Purpose: : A leading cause of visual impairment is age-related macular degeneration (AMD). Innate immunity is proposed to play a role in the pathogenesis of AMD, although its precise contribution is unknown. The overall goal of this project is to examine the activity of toll-like receptor 4 (TLR4), a mediator of innate immunity, in a cellular model of AMD injury. TLR4 activation has damaging effects elsewhere in the CNS, leading to our hypothesis that aberrant TLR4 activation in the retina reduces viability of retina cells. Additionally, we propose TLR4 may decrease survival through suppression of survival pathways such as Wnt signaling.

Methods: : Expression of TLR4 in both wild-type and rd1 retinal degenerating mice was identified using IHC. Viability assays were conducted on photoreceptor-Muller glia cocultures prepared from wild-type mice, and a retinal pigmented epithelium (RPE) cell line using Cell Titre Blue and WST-1 assays. TLR4 signaling was activated by 0.05-50 ug/ml lipopolysaccharide (LPS). Cell cultures were exposed to oxidative stress using 0.4mM H2O2 and 0.8mM paraquat to simulate AMD-like injury.

Results: : IHC on retina sections and primary cultures showed that TLR4 is expressed in photoreceptors and Muller glia in wild-type and rd1 mice, with strong localization in photoreceptor outer segments. Activation of TLR4 combined with oxidative stress resulted in a significant decrease in viability by 50% (p<0.05, n=4) compared to oxidative stress alone in photoreceptor-Muller glia cocultures. In contrast, Wnt3a protected against H2O2 -mediated toxicity (p<0.05, n=4). Similarly, we demonstrated decreased RPE viability by 20% (p<0.05, n=3) when exposed to LPS and 0.8mM paraquat. Furthermore, activating TLR4 suppressed Wnt signaling in Muller glia by 42% (p<0.05, n=5).

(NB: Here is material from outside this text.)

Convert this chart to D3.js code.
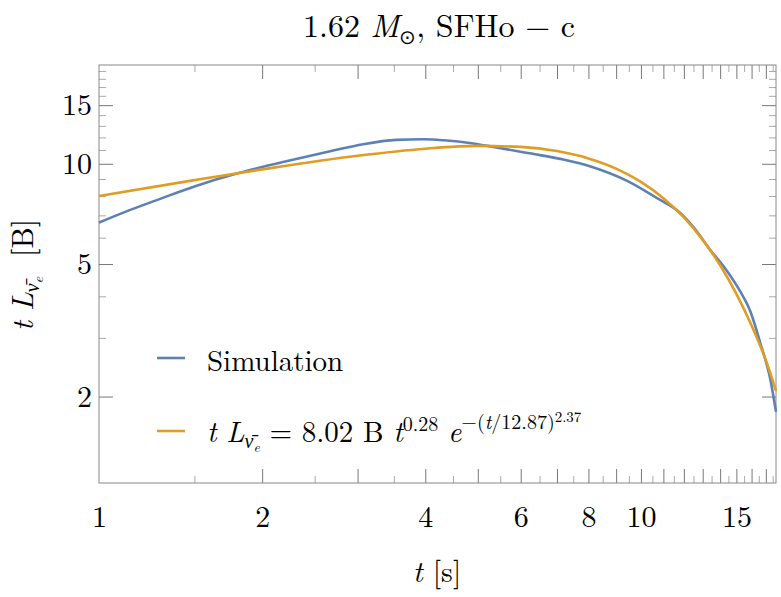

Conclusions: : We have demonstrated that activation of the innate immunity receptor TLR4 in the presence of AMD-like injury reduces the viability of retinal cell types. Furthermore, we showed that regulation of the neuroprotective Wnt pathway by TLR4 is a potential mechanism. Therefore, TLR4 signaling could be further investigated as a target for developing novel therapeutic strategies for AMD.